The conflict of Raj Kapoor's films always culminated in a scenario where, as he insists, all is well, everybody is happy and God is great. All within the existing social setup. For Kapoor's indictment was never against Nehruvian socialism. This was because the fifties, when Kapoor began his work, was still the age of idealism. Both as a film-maker and a hero, he retained a romantic optimism. Throwing light on his politics of cinema in Raj Kapoor, Ritu Nanda's biographical account of her father, he elucidates: "We began our work in an age of optimism. The republic was new, the rulers were new to leadership." This was an idealism which seemed to work despite the complexities and contradictions of the fifties. Small wonder then that Kapoor's call for reform, like his delineation of love, was intensely romantic too.
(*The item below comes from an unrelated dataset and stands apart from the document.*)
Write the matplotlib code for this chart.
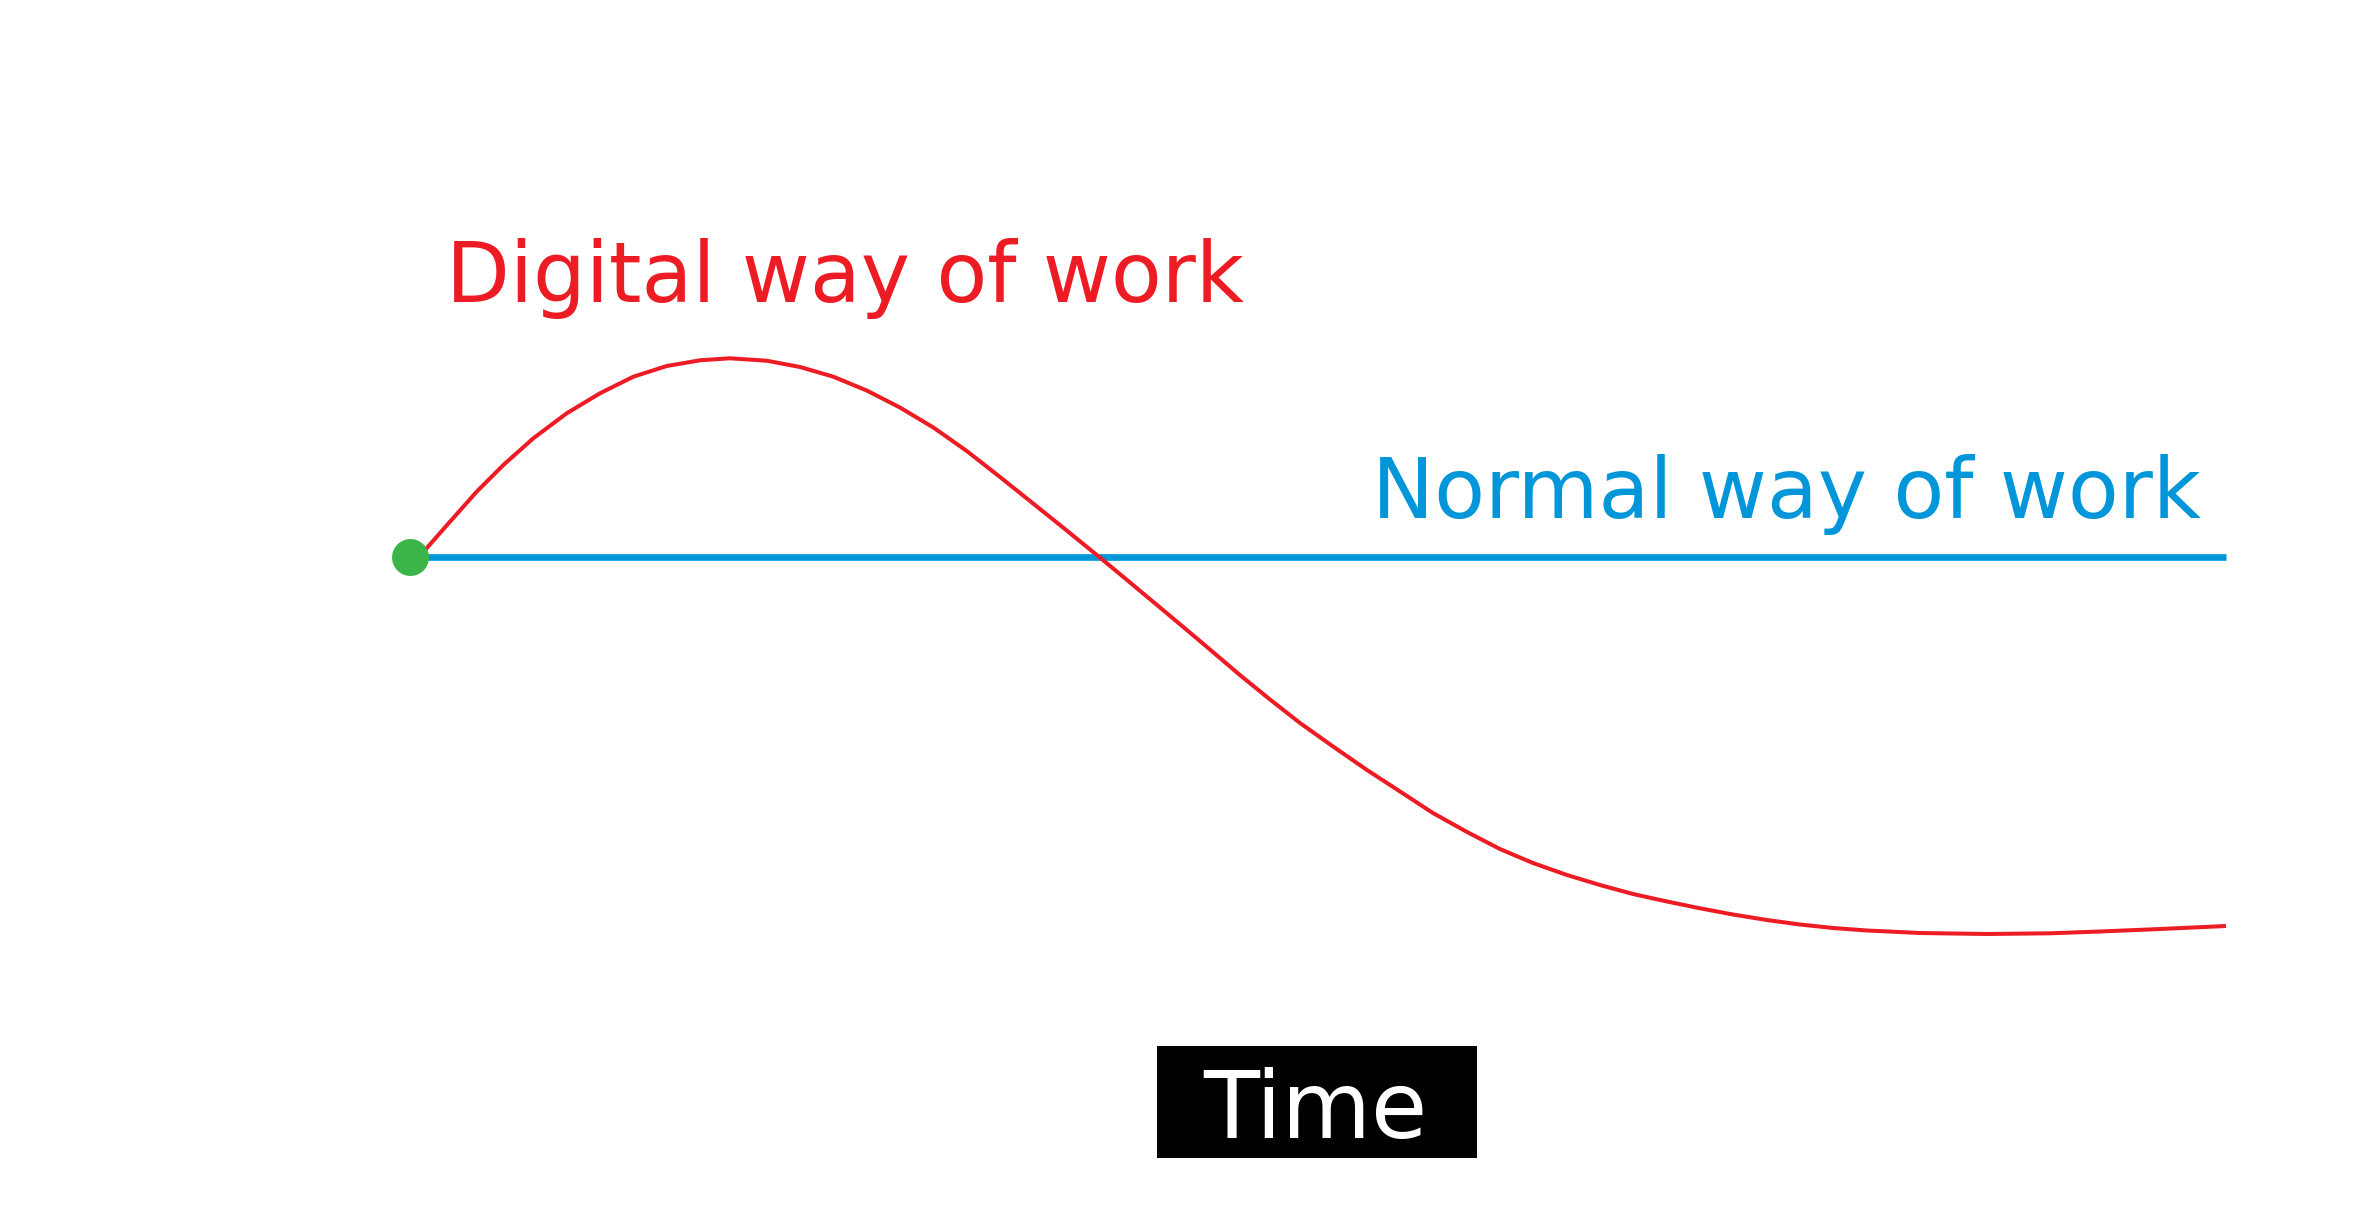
import matplotlib
matplotlib.use('Agg')
import matplotlib.pyplot as plt
from matplotlib.patches import Rectangle

# time axis (0 = start, 100 = end) and performance relative to the normal way
time = [0.44, 0.83, 2.20, 3.67, 5.14, 6.79, 8.63, 10.46, 12.30, 14.14, 15.97, 17.62,
        19.64, 21.48, 23.31, 25.15, 26.98, 28.82, 30.66, 32.49, 34.14, 35.79, 37.99,
        39.65, 41.30, 43.50, 45.70, 47.36, 49.01, 50.83, 52.70, 54.52, 56.33, 58.21,
        60.02, 61.84, 63.71, 65.53, 67.35, 69.22, 71.04, 72.85, 74.72, 76.54, 78.36,
        80.23, 83.15, 86.84, 90.31, 93.06, 96.37, 100.0]
digital = [-0.23, 0.67, 3.50, 6.50, 9.17, 11.84, 14.34, 16.34, 18.00, 19.07, 19.64, 19.84,
           19.60, 18.97, 18.00, 16.62, 14.92, 12.92, 10.57, 7.97, 5.57, 3.17, -0.08,
           -2.58, -5.08, -8.43, -11.83, -14.28, -16.63, -18.98, -21.33, -23.48, -25.63, -27.53,
           -29.23, -30.63, -31.83, -32.83, -33.73, -34.48, -35.16, -35.78, -36.33, -36.78, -37.13,
           -37.38, -37.63, -37.73, -37.66, -37.48, -37.23, -36.93]
normal_time = [0, 100]
normal = [0, 0]

RED = '#ED1C24'
BLUE = '#0096D9'
GREEN = '#3BB54A'

fig = plt.figure(figsize=(23.63, 12.12), dpi=100)
ax = fig.add_axes([0, 0, 1, 1])
ax.set_xlim(-22.58, 107.55)
ax.set_ylim(-65.53, 55.67)
ax.axis('off')

ax.plot(normal_time, normal, color=BLUE, lw=4.8, solid_capstyle='butt', zorder=2)
ax.plot(time, digital, color=RED, lw=2.9, solid_capstyle='butt',
        solid_joinstyle='round', zorder=3)
ax.plot([normal_time[0]], [normal[0]], 'o', color=GREEN, markersize=26.6,
        markeredgewidth=0, zorder=4)

ax.text(1.98, 25.5, 'Digital way of work', color=RED, fontsize=59.9,
        ha='left', va='baseline')
ax.text(53.0, 3.9, 'Normal way of work', color=BLUE, fontsize=59.9,
        ha='left', va='baseline')

# x-axis label box
fig.patches.append(Rectangle((0.4895, 0.0448), 0.1354, 0.0924, transform=fig.transFigure,
                             facecolor='black', edgecolor='none'))
fig.text(0.5565, 0.0608, 'Time', color='white', fontsize=66, ha='center', va='baseline')

fig.savefig('out.png', dpi=100, facecolor='white')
The protagonists of the 1950s wanted a reformed social order, yes, but this could be achieved quite easily with a little bit of discipline, education and a lot of love.
Kapoor's ideology was basically a politics of love. "I saw the environment and the social effect it had on people and tried to weave the fabric of the script with the influences of that environment to present it with romanticism and a certain kind of sensitivity of belonging, of humanism and in totality, it worked as love."